Todo eso es verdad. Pero la discriminación no está en el lenguaje, sino en la manera como se usa y en el contexto en el que se usa. La regla que manda utilizar el masculino cuando se habla de un grupo donde hay mujeres y hombres es una regla de economía verbal. Es posible, como dicen las feministas, que esa regla cargue con el pecado original de haber surgido en una sociedad machista. Pero, ¿por qué van a sentirse culpables de sexismo los muchos hombres que ni cometieron, ni cometen ese pecado y que hoy usan esa regla?

Pero no sólo la intención y el contexto son importantes, también lo son la eficacia y la estética. ¿Hasta donde debemos llevar la consigna del lenguaje incluyente?; la Constitución dice que se prohíbe la extradición de colombianos por nacimiento; ¿deberíamos reformar esa norma —y muchas más de ese tipo— para incluir a las colombianas? Si somos estrictos con esa regla de la inclusión, dijo alguna vez Héctor Abad Faciolince, vamos a terminar hablando de asesinos y asesinas, de secuestradores y secuestradoras, de estúpidos y estúpidas, de feos y feas.

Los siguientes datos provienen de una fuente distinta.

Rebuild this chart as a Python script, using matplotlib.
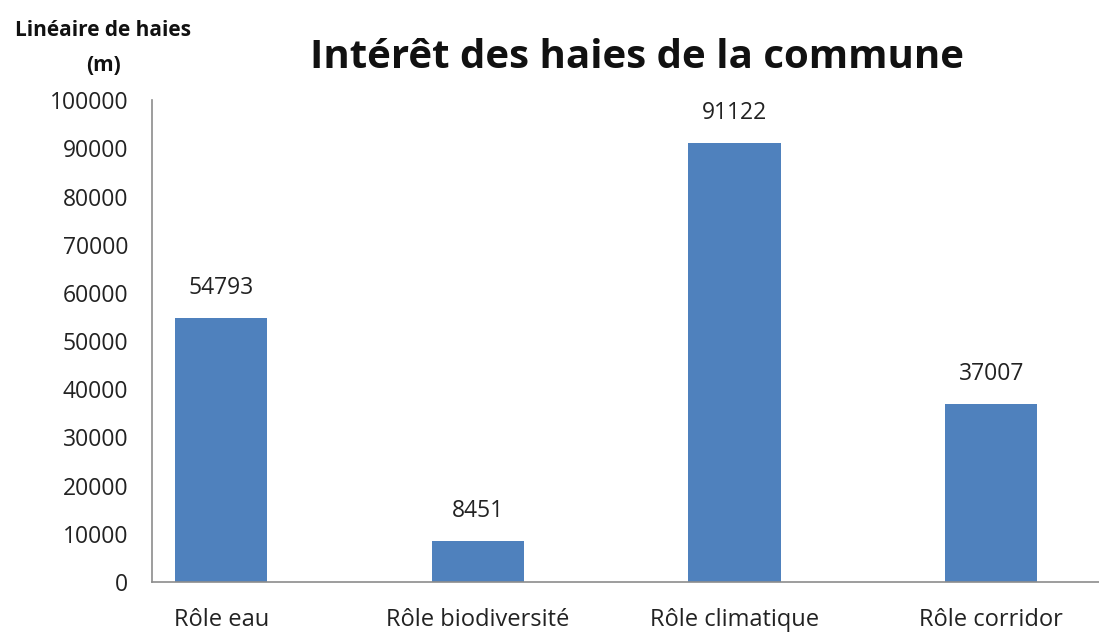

Algo similar se puede decir del lenguaje discriminatorio. Las razones que se aducen para no decir tuerto o sordo ¿nos deberían llevar a no mencionar a los gordos, a los calvos, a las pelirrojas? ¿Dónde debemos marcar el límite del lenguaje ofensivo? Los tuertos, como los mancos o los cojos, existen y el lenguaje no tiene por qué ocultarlo. El problema no está en mencionar la limitación física, sino en insinuar que, por causa de ello, tales personas son inferiores a los demás. Lo malo no son las palabras, sino la manera como se usan. ¿A quién se le puede ocurrir que cuando decimos “El manco de Lepanto”, en lugar de Cervantes, o El tuerto López, en lugar de Luis Carlos López, usamos un lenguaje peyorativo?

La búsqueda de eufemismos para esquivar limitaciones físicas no sólo no sirve —las nuevas palabras terminan significando lo mismo— sino que los eufemismos pueden terminar denotando un respeto lastimero tan ofensivo como el uso discriminatorio.

La compasión es un sentimiento que enaltece al ser humano (casi digo al hombre). Pero la defensa de ese sentimiento no puede llevarnos a idealizar a los débiles, a las mujeres o a los pobres, que son personas con sus defectos y sus virtudes, como todo el mundo. La visión romántica de los débiles no ayuda en nada a las causas que se proponen defenderlos.

Las feministas y demás grupos defensores de Derechos Humanos han hecho mucho por remediar la condición de las personas que son discriminadas o excluidas. Todavía pueden hacer mucho más y sin necesidad de culpar a la lengua o de hacerla más engorrosa.